Job:
Restate the listing below word for word, omitting any images.

Dataset excerpt:
_ _ _

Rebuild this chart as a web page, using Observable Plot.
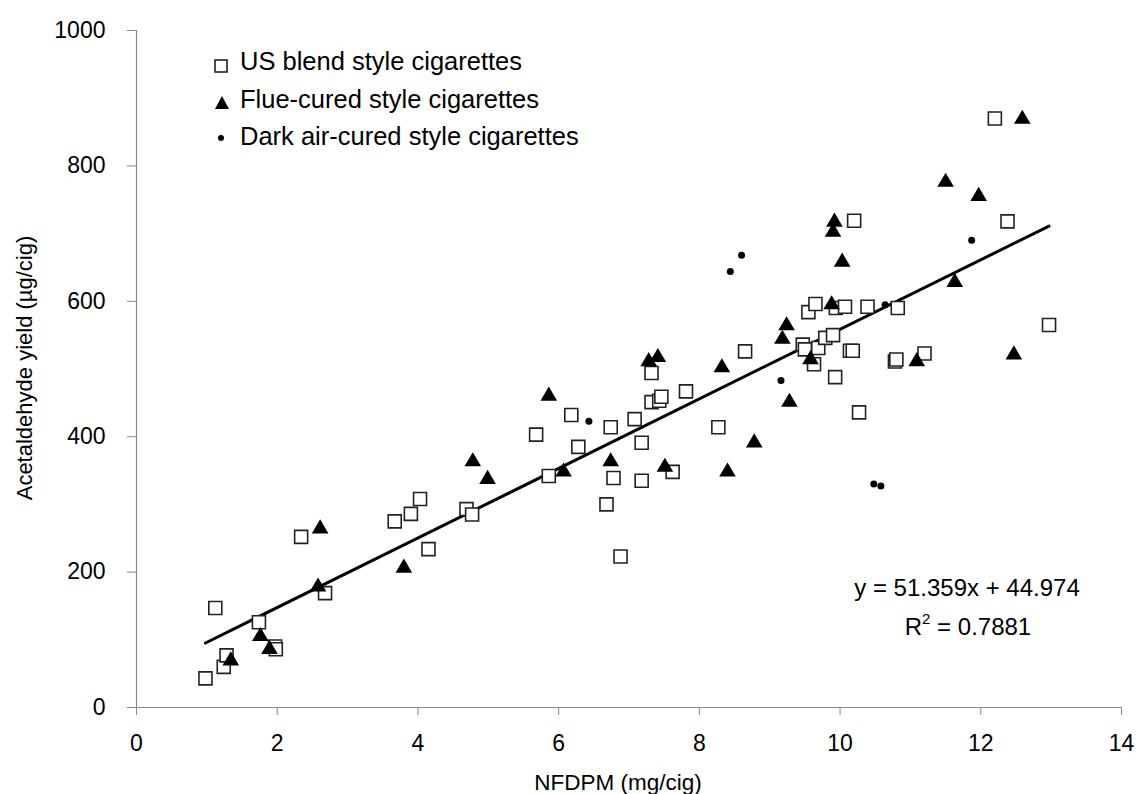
<!DOCTYPE html>
<html>
<head>
<meta charset="utf-8">
<script src="https://cdn.jsdelivr.net/npm/d3@7"></script>
<script src="https://cdn.jsdelivr.net/npm/@observablehq/plot@0.6"></script>
<style>
  html, body { margin: 0; padding: 0; background: #fff; }
  #chart { width: 1136px; height: 794px; }
</style>
</head>
<body>
<div id="chart"></div>
<script>
// ---- Data ----
const usX = [0.98,1.12,1.24,1.28,1.74,1.97,1.98,2.34,2.68,3.67,3.90,4.03,4.15,4.69,4.77,5.68,5.86,6.18,6.28,6.68,6.74,6.78,6.88,7.08,7.18,7.18,7.32,7.32,7.43,7.46,7.62,7.81,8.27,8.65,9.47,9.50,9.55,9.63,9.65,9.69,9.79,9.90,9.93,9.94,10.07,10.14,10.18,10.20,10.27,10.39,10.78,10.80,10.82,11.20,12.20,12.38,12.97];
const usY = [43,147,60,77,126,90,86,252,169,275,286,308,234,293,285,403,342,432,385,300,414,339,223,426,391,335,494,451,453,459,348,467,414,526,536,529,584,507,596,531,546,550,488,590,592,527,527,719,436,592,511,514,590,523,870,718,565];

const fcX = [1.34,1.76,1.89,2.58,2.61,3.80,4.78,4.99,5.86,6.07,6.74,7.28,7.41,7.51,8.32,8.40,8.78,9.18,9.24,9.28,9.58,9.88,9.90,9.92,10.03,11.09,11.50,11.63,11.97,12.47,12.59];
const fcY = [72,108,89,181,267,209,366,340,463,351,366,514,520,358,505,351,394,547,567,454,517,598,705,720,661,514,779,631,758,524,872];

const darkX = [6.43,8.44,8.60,9.16,10.48,10.58,10.64,11.87];
const darkY = [423,644,668,483,330,327,595,690];

const seriesNames = ["US blend style cigarettes", "Flue-cured style cigarettes", "Dark air-cured style cigarettes"];
const slope = 51.359, intercept = 44.974;
const eqText = "y = 51.359x + 44.974";
const r2Text = "0.7881";
const xTicks = [0,2,4,6,8,10,12,14];
const yTicks = [0,200,400,600,800,1000];
const xLabel = "NFDPM (mg/cig)";
const yLabel = "Acetaldehyde yield (\u00b5g/cig)";

// ---- Build tables ----
const us = usX.map((x, i) => ({x, y: usY[i]}));
const fc = fcX.map((x, i) => ({x, y: fcY[i]}));
const dark = darkX.map((x, i) => ({x, y: darkY[i]}));
const allX = [...usX, ...fcX, ...darkX];
const xMin = d3.min(allX), xMax = d3.max(allX);
const fit = [xMin, xMax].map(x => ({x, y: slope * x + intercept}));

// custom symbols (size = r*r*PI)
const squareSym = { draw(ctx, size) { const r = Math.sqrt(size / Math.PI); ctx.moveTo(-r, -r); ctx.lineTo(r, -r); ctx.lineTo(r, r); ctx.lineTo(-r, r); ctx.closePath(); } };
const triSym = { draw(ctx, size) { const r = Math.sqrt(size / Math.PI); ctx.moveTo(0, -r * 0.9); ctx.lineTo(r, r * 0.8); ctx.lineTo(-r, r * 0.8); ctx.closePath(); } };

const FONT = "Liberation Sans, Arial, sans-serif";
const AXIS = "#8a8a8a";

const chart = Plot.plot({
  width: 1136,
  height: 794,
  marginLeft: 136,
  marginRight: 15,
  marginTop: 30,
  marginBottom: 87,
  style: { fontFamily: FONT, fontSize: "23px", color: "#000", background: "#fff" },
  x: { domain: [0, 14] },
  y: { domain: [0, 1000] },
  marks: [
    Plot.axisX({ ticks: xTicks, tickSize: 8, tickPadding: 19, stroke: AXIS, fill: "#000", label: null, tickFormat: d3.format("d") }),
    Plot.axisY({ ticks: yTicks, tickSize: 9, tickPadding: 22, stroke: AXIS, fill: "#000", label: null, tickFormat: d3.format("d") }),
    Plot.ruleX([0], { stroke: AXIS, strokeWidth: 1.2 }),
    Plot.ruleY([0], { stroke: AXIS, strokeWidth: 1.2 }),
    Plot.line(fit, { x: "x", y: "y", stroke: "#000", strokeWidth: 3 }),
    Plot.dot(us, { x: "x", y: "y", symbol: squareSym, r: 6.5, fill: "#fff", stroke: "#222", strokeWidth: 1.6 }),
    Plot.dot(fc, { x: "x", y: "y", symbol: triSym, r: 8.3, fill: "#000", stroke: "none" }),
    Plot.dot(dark, { x: "x", y: "y", r: 3.5, fill: "#000", stroke: "none" })
  ]
});
document.getElementById("chart").appendChild(chart);

// ---- Annotations: legend, equation, axis titles ----
const svg = d3.select(chart);
const g = svg.append("g").attr("font-family", FONT).attr("fill", "#000").attr("text-anchor", "start");

const legendRows = [
  { name: seriesNames[0], kind: "square", y: 61 },
  { name: seriesNames[1], kind: "tri", y: 99 },
  { name: seriesNames[2], kind: "dot", y: 136 }
];
legendRows.forEach(row => {
  if (row.kind === "square") {
    g.append("rect").attr("x", 215).attr("y", row.y - 1).attr("width", 12).attr("height", 12)
      .attr("fill", "#fff").attr("stroke", "#222").attr("stroke-width", 1.6);
  } else if (row.kind === "tri") {
    g.append("path").attr("d", `M222,${row.y - 3}L229,${row.y + 10}L215,${row.y + 10}Z`).attr("fill", "#000");
  } else {
    g.append("circle").attr("cx", 221).attr("cy", row.y + 2).attr("r", 3).attr("fill", "#000");
  }
  g.append("text").attr("x", 240).attr("y", row.y).attr("dy", "0.35em")
    .attr("font-size", 25.5).attr("text-anchor", "start").text(row.name);
});

g.append("text").attr("x", 967).attr("y", 588).attr("dy", "0.35em").attr("text-anchor", "middle")
  .attr("font-size", 24).text(eqText);
const r2 = g.append("text").attr("x", 968).attr("y", 627).attr("dy", "0.35em").attr("text-anchor", "middle")
  .attr("font-size", 24);
r2.append("tspan").text("R");
r2.append("tspan").attr("font-size", 15).attr("dy", "-0.75em").text("2");
r2.append("tspan").attr("dy", "0.47em").text(" = " + r2Text);

g.append("text").attr("x", 618).attr("y", 782).attr("dy", "0.35em").attr("text-anchor", "middle")
  .attr("font-size", 22.5).text(xLabel);
g.append("text").attr("transform", "translate(24,368) rotate(-90)").attr("dy", "0.35em").attr("text-anchor", "middle")
  .attr("font-size", 22).text(yLabel);
</script>
</body>
</html>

_ _ _

Written reply:
Rebuild this chart as a web page, using Observable Plot.
<!DOCTYPE html>
<html>
<head>
<meta charset="utf-8">
<script src="https://cdn.jsdelivr.net/npm/d3@7"></script>
<script src="https://cdn.jsdelivr.net/npm/@observablehq/plot@0.6"></script>
<style>
  html, body { margin: 0; padding: 0; background: #fff; }
  #chart { width: 1136px; height: 794px; }
</style>
</head>
<body>
<div id="chart"></div>
<script>
// ---- Data ----
const usX = [0.98,1.12,1.24,1.28,1.74,1.97,1.98,2.34,2.68,3.67,3.90,4.03,4.15,4.69,4.77,5.68,5.86,6.18,6.28,6.68,6.74,6.78,6.88,7.08,7.18,7.18,7.32,7.32,7.43,7.46,7.62,7.81,8.27,8.65,9.47,9.50,9.55,9.63,9.65,9.69,9.79,9.90,9.93,9.94,10.07,10.14,10.18,10.20,10.27,10.39,10.78,10.80,10.82,11.20,12.20,12.38,12.97];
const usY = [43,147,60,77,126,90,86,252,169,275,286,308,234,293,285,403,342,432,385,300,414,339,223,426,391,335,494,451,453,459,348,467,414,526,536,529,584,507,596,531,546,550,488,590,592,527,527,719,436,592,511,514,590,523,870,718,565];

const fcX = [1.34,1.76,1.89,2.58,2.61,3.80,4.78,4.99,5.86,6.07,6.74,7.28,7.41,7.51,8.32,8.40,8.78,9.18,9.24,9.28,9.58,9.88,9.90,9.92,10.03,11.09,11.50,11.63,11.97,12.47,12.59];
const fcY = [72,108,89,181,267,209,366,340,463,351,366,514,520,358,505,351,394,547,567,454,517,598,705,720,661,514,779,631,758,524,872];

const darkX = [6.43,8.44,8.60,9.16,10.48,10.58,10.64,11.87];
const darkY = [423,644,668,483,330,327,595,690];

const seriesNames = ["US blend style cigarettes", "Flue-cured style cigarettes", "Dark air-cured style cigarettes"];
const slope = 51.359, intercept = 44.974;
const eqText = "y = 51.359x + 44.974";
const r2Text = "0.7881";
const xTicks = [0,2,4,6,8,10,12,14];
const yTicks = [0,200,400,600,800,1000];
const xLabel = "NFDPM (mg/cig)";
const yLabel = "Acetaldehyde yield (\u00b5g/cig)";

// ---- Build tables ----
const us = usX.map((x, i) => ({x, y: usY[i]}));
const fc = fcX.map((x, i) => ({x, y: fcY[i]}));
const dark = darkX.map((x, i) => ({x, y: darkY[i]}));
const allX = [...usX, ...fcX, ...darkX];
const xMin = d3.min(allX), xMax = d3.max(allX);
const fit = [xMin, xMax].map(x => ({x, y: slope * x + intercept}));

// custom symbols (size = r*r*PI)
const squareSym = { draw(ctx, size) { const r = Math.sqrt(size / Math.PI); ctx.moveTo(-r, -r); ctx.lineTo(r, -r); ctx.lineTo(r, r); ctx.lineTo(-r, r); ctx.closePath(); } };
const triSym = { draw(ctx, size) { const r = Math.sqrt(size / Math.PI); ctx.moveTo(0, -r * 0.9); ctx.lineTo(r, r * 0.8); ctx.lineTo(-r, r * 0.8); ctx.closePath(); } };

const FONT = "Liberation Sans, Arial, sans-serif";
const AXIS = "#8a8a8a";

const chart = Plot.plot({
  width: 1136,
  height: 794,
  marginLeft: 136,
  marginRight: 15,
  marginTop: 30,
  marginBottom: 87,
  style: { fontFamily: FONT, fontSize: "23px", color: "#000", background: "#fff" },
  x: { domain: [0, 14] },
  y: { domain: [0, 1000] },
  marks: [
    Plot.axisX({ ticks: xTicks, tickSize: 8, tickPadding: 19, stroke: AXIS, fill: "#000", label: null, tickFormat: d3.format("d") }),
    Plot.axisY({ ticks: yTicks, tickSize: 9, tickPadding: 22, stroke: AXIS, fill: "#000", label: null, tickFormat: d3.format("d") }),
    Plot.ruleX([0], { stroke: AXIS, strokeWidth: 1.2 }),
    Plot.ruleY([0], { stroke: AXIS, strokeWidth: 1.2 }),
    Plot.line(fit, { x: "x", y: "y", stroke: "#000", strokeWidth: 3 }),
    Plot.dot(us, { x: "x", y: "y", symbol: squareSym, r: 6.5, fill: "#fff", stroke: "#222", strokeWidth: 1.6 }),
    Plot.dot(fc, { x: "x", y: "y", symbol: triSym, r: 8.3, fill: "#000", stroke: "none" }),
    Plot.dot(dark, { x: "x", y: "y", r: 3.5, fill: "#000", stroke: "none" })
  ]
});
document.getElementById("chart").appendChild(chart);

// ---- Annotations: legend, equation, axis titles ----
const svg = d3.select(chart);
const g = svg.append("g").attr("font-family", FONT).attr("fill", "#000").attr("text-anchor", "start");

const legendRows = [
  { name: seriesNames[0], kind: "square", y: 61 },
  { name: seriesNames[1], kind: "tri", y: 99 },
  { name: seriesNames[2], kind: "dot", y: 136 }
];
legendRows.forEach(row => {
  if (row.kind === "square") {
    g.append("rect").attr("x", 215).attr("y", row.y - 1).attr("width", 12).attr("height", 12)
      .attr("fill", "#fff").attr("stroke", "#222").attr("stroke-width", 1.6);
  } else if (row.kind === "tri") {
    g.append("path").attr("d", `M222,${row.y - 3}L229,${row.y + 10}L215,${row.y + 10}Z`).attr("fill", "#000");
  } else {
    g.append("circle").attr("cx", 221).attr("cy", row.y + 2).attr("r", 3).attr("fill", "#000");
  }
  g.append("text").attr("x", 240).attr("y", row.y).attr("dy", "0.35em")
    .attr("font-size", 25.5).attr("text-anchor", "start").text(row.name);
});

g.append("text").attr("x", 967).attr("y", 588).attr("dy", "0.35em").attr("text-anchor", "middle")
  .attr("font-size", 24).text(eqText);
const r2 = g.append("text").attr("x", 968).attr("y", 627).attr("dy", "0.35em").attr("text-anchor", "middle")
  .attr("font-size", 24);
r2.append("tspan").text("R");
r2.append("tspan").attr("font-size", 15).attr("dy", "-0.75em").text("2");
r2.append("tspan").attr("dy", "0.47em").text(" = " + r2Text);

g.append("text").attr("x", 618).attr("y", 782).attr("dy", "0.35em").attr("text-anchor", "middle")
  .attr("font-size", 22.5).text(xLabel);
g.append("text").attr("transform", "translate(24,368) rotate(-90)").attr("dy", "0.35em").attr("text-anchor", "middle")
  .attr("font-size", 22).text(yLabel);
</script>
</body>
</html>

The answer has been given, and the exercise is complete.